> [Your objective] An exact copy of all the data is required, with pictures left out.

> [Data segment]
● ● ● ●

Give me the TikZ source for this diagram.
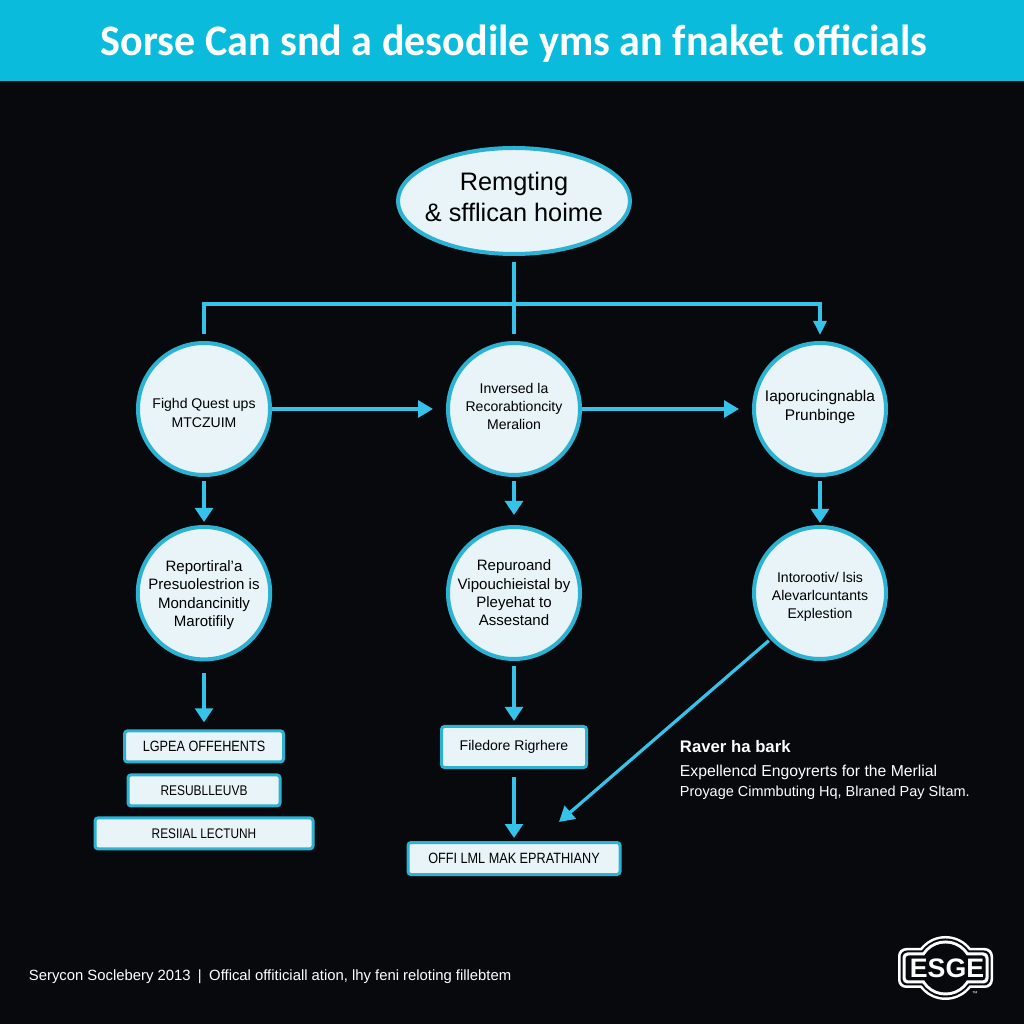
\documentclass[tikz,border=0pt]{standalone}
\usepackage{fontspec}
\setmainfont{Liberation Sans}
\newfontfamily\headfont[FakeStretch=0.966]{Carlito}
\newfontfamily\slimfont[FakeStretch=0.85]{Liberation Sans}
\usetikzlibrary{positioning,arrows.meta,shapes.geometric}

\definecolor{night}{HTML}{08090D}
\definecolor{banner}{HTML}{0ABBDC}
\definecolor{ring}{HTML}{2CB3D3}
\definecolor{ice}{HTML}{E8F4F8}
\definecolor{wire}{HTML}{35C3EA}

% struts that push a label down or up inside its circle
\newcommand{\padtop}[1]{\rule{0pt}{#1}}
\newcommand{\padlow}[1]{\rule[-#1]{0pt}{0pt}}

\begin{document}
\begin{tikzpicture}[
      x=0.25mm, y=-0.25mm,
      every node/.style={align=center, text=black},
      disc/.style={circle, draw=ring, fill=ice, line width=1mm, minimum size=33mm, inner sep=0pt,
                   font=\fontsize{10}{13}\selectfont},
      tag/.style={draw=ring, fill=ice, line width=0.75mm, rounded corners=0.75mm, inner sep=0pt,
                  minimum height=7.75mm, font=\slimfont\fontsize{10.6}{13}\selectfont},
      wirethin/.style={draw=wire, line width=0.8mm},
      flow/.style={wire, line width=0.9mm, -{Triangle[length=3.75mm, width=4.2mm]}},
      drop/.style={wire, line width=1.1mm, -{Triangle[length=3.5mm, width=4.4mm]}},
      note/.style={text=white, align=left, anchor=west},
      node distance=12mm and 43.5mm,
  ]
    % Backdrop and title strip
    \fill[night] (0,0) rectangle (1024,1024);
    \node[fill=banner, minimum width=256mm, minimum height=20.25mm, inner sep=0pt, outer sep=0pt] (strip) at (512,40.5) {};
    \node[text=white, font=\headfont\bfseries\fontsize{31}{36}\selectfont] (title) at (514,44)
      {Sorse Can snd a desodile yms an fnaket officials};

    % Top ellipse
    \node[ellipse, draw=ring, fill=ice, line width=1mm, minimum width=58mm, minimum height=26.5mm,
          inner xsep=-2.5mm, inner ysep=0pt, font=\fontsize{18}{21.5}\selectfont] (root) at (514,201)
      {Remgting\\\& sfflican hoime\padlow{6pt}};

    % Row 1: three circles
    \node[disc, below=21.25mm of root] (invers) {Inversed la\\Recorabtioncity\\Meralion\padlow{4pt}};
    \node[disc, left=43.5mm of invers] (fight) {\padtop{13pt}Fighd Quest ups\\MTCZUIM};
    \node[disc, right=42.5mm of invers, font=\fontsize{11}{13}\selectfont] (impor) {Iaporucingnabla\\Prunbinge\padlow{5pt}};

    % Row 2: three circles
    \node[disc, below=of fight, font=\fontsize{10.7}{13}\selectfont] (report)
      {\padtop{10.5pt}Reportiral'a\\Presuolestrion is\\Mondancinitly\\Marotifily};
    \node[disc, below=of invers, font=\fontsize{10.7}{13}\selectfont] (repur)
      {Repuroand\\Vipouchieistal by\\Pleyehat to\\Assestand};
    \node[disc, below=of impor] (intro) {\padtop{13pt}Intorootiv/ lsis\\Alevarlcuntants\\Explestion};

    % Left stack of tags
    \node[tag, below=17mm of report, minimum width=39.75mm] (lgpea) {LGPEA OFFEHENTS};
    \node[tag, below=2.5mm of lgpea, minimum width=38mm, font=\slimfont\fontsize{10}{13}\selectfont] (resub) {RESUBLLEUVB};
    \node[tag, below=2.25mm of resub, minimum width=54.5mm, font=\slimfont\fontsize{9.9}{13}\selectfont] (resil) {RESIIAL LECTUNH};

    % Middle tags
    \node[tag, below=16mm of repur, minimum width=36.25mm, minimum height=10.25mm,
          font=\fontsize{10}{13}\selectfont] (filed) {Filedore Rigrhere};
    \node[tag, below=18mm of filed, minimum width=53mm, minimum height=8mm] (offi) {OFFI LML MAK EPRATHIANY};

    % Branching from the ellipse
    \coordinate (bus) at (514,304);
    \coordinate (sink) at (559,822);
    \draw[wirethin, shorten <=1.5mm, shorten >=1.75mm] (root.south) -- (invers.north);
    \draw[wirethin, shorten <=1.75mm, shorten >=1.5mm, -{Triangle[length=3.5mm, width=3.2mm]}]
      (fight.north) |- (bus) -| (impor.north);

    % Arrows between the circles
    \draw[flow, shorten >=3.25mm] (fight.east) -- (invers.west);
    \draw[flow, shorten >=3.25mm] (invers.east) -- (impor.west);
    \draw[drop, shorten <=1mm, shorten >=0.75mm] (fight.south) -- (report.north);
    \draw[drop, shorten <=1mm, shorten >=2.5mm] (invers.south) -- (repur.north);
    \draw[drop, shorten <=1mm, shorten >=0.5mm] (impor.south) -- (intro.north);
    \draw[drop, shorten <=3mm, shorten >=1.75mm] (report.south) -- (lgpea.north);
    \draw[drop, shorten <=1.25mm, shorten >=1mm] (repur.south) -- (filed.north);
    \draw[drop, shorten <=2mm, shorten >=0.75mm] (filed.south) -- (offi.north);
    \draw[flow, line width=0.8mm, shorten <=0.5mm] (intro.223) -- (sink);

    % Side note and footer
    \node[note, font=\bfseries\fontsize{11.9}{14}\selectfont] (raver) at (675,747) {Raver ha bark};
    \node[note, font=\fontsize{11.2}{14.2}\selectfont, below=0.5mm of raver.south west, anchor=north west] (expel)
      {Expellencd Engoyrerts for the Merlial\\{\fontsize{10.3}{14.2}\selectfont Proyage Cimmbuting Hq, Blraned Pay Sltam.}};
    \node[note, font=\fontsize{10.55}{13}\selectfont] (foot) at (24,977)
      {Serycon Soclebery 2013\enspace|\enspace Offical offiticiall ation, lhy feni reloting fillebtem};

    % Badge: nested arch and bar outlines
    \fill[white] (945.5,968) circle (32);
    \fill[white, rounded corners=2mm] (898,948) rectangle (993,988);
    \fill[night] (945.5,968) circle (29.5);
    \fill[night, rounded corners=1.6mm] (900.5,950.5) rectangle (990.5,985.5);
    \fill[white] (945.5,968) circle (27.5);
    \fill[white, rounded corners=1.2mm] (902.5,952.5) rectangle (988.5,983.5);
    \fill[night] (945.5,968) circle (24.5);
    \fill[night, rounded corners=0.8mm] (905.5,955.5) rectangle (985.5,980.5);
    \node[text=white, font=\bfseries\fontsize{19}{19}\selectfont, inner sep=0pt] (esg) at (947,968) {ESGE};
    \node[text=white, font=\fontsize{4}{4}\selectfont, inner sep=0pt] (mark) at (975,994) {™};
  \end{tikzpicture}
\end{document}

● ● ● ●

> [Task answer]
Give me the TikZ source for this diagram.
\documentclass[tikz,border=0pt]{standalone}
\usepackage{fontspec}
\setmainfont{Liberation Sans}
\newfontfamily\headfont[FakeStretch=0.966]{Carlito}
\newfontfamily\slimfont[FakeStretch=0.85]{Liberation Sans}
\usetikzlibrary{positioning,arrows.meta,shapes.geometric}

\definecolor{night}{HTML}{08090D}
\definecolor{banner}{HTML}{0ABBDC}
\definecolor{ring}{HTML}{2CB3D3}
\definecolor{ice}{HTML}{E8F4F8}
\definecolor{wire}{HTML}{35C3EA}

% struts that push a label down or up inside its circle
\newcommand{\padtop}[1]{\rule{0pt}{#1}}
\newcommand{\padlow}[1]{\rule[-#1]{0pt}{0pt}}

\begin{document}
\begin{tikzpicture}[
      x=0.25mm, y=-0.25mm,
      every node/.style={align=center, text=black},
      disc/.style={circle, draw=ring, fill=ice, line width=1mm, minimum size=33mm, inner sep=0pt,
                   font=\fontsize{10}{13}\selectfont},
      tag/.style={draw=ring, fill=ice, line width=0.75mm, rounded corners=0.75mm, inner sep=0pt,
                  minimum height=7.75mm, font=\slimfont\fontsize{10.6}{13}\selectfont},
      wirethin/.style={draw=wire, line width=0.8mm},
      flow/.style={wire, line width=0.9mm, -{Triangle[length=3.75mm, width=4.2mm]}},
      drop/.style={wire, line width=1.1mm, -{Triangle[length=3.5mm, width=4.4mm]}},
      note/.style={text=white, align=left, anchor=west},
      node distance=12mm and 43.5mm,
  ]
    % Backdrop and title strip
    \fill[night] (0,0) rectangle (1024,1024);
    \node[fill=banner, minimum width=256mm, minimum height=20.25mm, inner sep=0pt, outer sep=0pt] (strip) at (512,40.5) {};
    \node[text=white, font=\headfont\bfseries\fontsize{31}{36}\selectfont] (title) at (514,44)
      {Sorse Can snd a desodile yms an fnaket officials};

    % Top ellipse
    \node[ellipse, draw=ring, fill=ice, line width=1mm, minimum width=58mm, minimum height=26.5mm,
          inner xsep=-2.5mm, inner ysep=0pt, font=\fontsize{18}{21.5}\selectfont] (root) at (514,201)
      {Remgting\\\& sfflican hoime\padlow{6pt}};

    % Row 1: three circles
    \node[disc, below=21.25mm of root] (invers) {Inversed la\\Recorabtioncity\\Meralion\padlow{4pt}};
    \node[disc, left=43.5mm of invers] (fight) {\padtop{13pt}Fighd Quest ups\\MTCZUIM};
    \node[disc, right=42.5mm of invers, font=\fontsize{11}{13}\selectfont] (impor) {Iaporucingnabla\\Prunbinge\padlow{5pt}};

    % Row 2: three circles
    \node[disc, below=of fight, font=\fontsize{10.7}{13}\selectfont] (report)
      {\padtop{10.5pt}Reportiral'a\\Presuolestrion is\\Mondancinitly\\Marotifily};
    \node[disc, below=of invers, font=\fontsize{10.7}{13}\selectfont] (repur)
      {Repuroand\\Vipouchieistal by\\Pleyehat to\\Assestand};
    \node[disc, below=of impor] (intro) {\padtop{13pt}Intorootiv/ lsis\\Alevarlcuntants\\Explestion};

    % Left stack of tags
    \node[tag, below=17mm of report, minimum width=39.75mm] (lgpea) {LGPEA OFFEHENTS};
    \node[tag, below=2.5mm of lgpea, minimum width=38mm, font=\slimfont\fontsize{10}{13}\selectfont] (resub) {RESUBLLEUVB};
    \node[tag, below=2.25mm of resub, minimum width=54.5mm, font=\slimfont\fontsize{9.9}{13}\selectfont] (resil) {RESIIAL LECTUNH};

    % Middle tags
    \node[tag, below=16mm of repur, minimum width=36.25mm, minimum height=10.25mm,
          font=\fontsize{10}{13}\selectfont] (filed) {Filedore Rigrhere};
    \node[tag, below=18mm of filed, minimum width=53mm, minimum height=8mm] (offi) {OFFI LML MAK EPRATHIANY};

    % Branching from the ellipse
    \coordinate (bus) at (514,304);
    \coordinate (sink) at (559,822);
    \draw[wirethin, shorten <=1.5mm, shorten >=1.75mm] (root.south) -- (invers.north);
    \draw[wirethin, shorten <=1.75mm, shorten >=1.5mm, -{Triangle[length=3.5mm, width=3.2mm]}]
      (fight.north) |- (bus) -| (impor.north);

    % Arrows between the circles
    \draw[flow, shorten >=3.25mm] (fight.east) -- (invers.west);
    \draw[flow, shorten >=3.25mm] (invers.east) -- (impor.west);
    \draw[drop, shorten <=1mm, shorten >=0.75mm] (fight.south) -- (report.north);
    \draw[drop, shorten <=1mm, shorten >=2.5mm] (invers.south) -- (repur.north);
    \draw[drop, shorten <=1mm, shorten >=0.5mm] (impor.south) -- (intro.north);
    \draw[drop, shorten <=3mm, shorten >=1.75mm] (report.south) -- (lgpea.north);
    \draw[drop, shorten <=1.25mm, shorten >=1mm] (repur.south) -- (filed.north);
    \draw[drop, shorten <=2mm, shorten >=0.75mm] (filed.south) -- (offi.north);
    \draw[flow, line width=0.8mm, shorten <=0.5mm] (intro.223) -- (sink);

    % Side note and footer
    \node[note, font=\bfseries\fontsize{11.9}{14}\selectfont] (raver) at (675,747) {Raver ha bark};
    \node[note, font=\fontsize{11.2}{14.2}\selectfont, below=0.5mm of raver.south west, anchor=north west] (expel)
      {Expellencd Engoyrerts for the Merlial\\{\fontsize{10.3}{14.2}\selectfont Proyage Cimmbuting Hq, Blraned Pay Sltam.}};
    \node[note, font=\fontsize{10.55}{13}\selectfont] (foot) at (24,977)
      {Serycon Soclebery 2013\enspace|\enspace Offical offiticiall ation, lhy feni reloting fillebtem};

    % Badge: nested arch and bar outlines
    \fill[white] (945.5,968) circle (32);
    \fill[white, rounded corners=2mm] (898,948) rectangle (993,988);
    \fill[night] (945.5,968) circle (29.5);
    \fill[night, rounded corners=1.6mm] (900.5,950.5) rectangle (990.5,985.5);
    \fill[white] (945.5,968) circle (27.5);
    \fill[white, rounded corners=1.2mm] (902.5,952.5) rectangle (988.5,983.5);
    \fill[night] (945.5,968) circle (24.5);
    \fill[night, rounded corners=0.8mm] (905.5,955.5) rectangle (985.5,980.5);
    \node[text=white, font=\bfseries\fontsize{19}{19}\selectfont, inner sep=0pt] (esg) at (947,968) {ESGE};
    \node[text=white, font=\fontsize{4}{4}\selectfont, inner sep=0pt] (mark) at (975,994) {™};
  \end{tikzpicture}
\end{document}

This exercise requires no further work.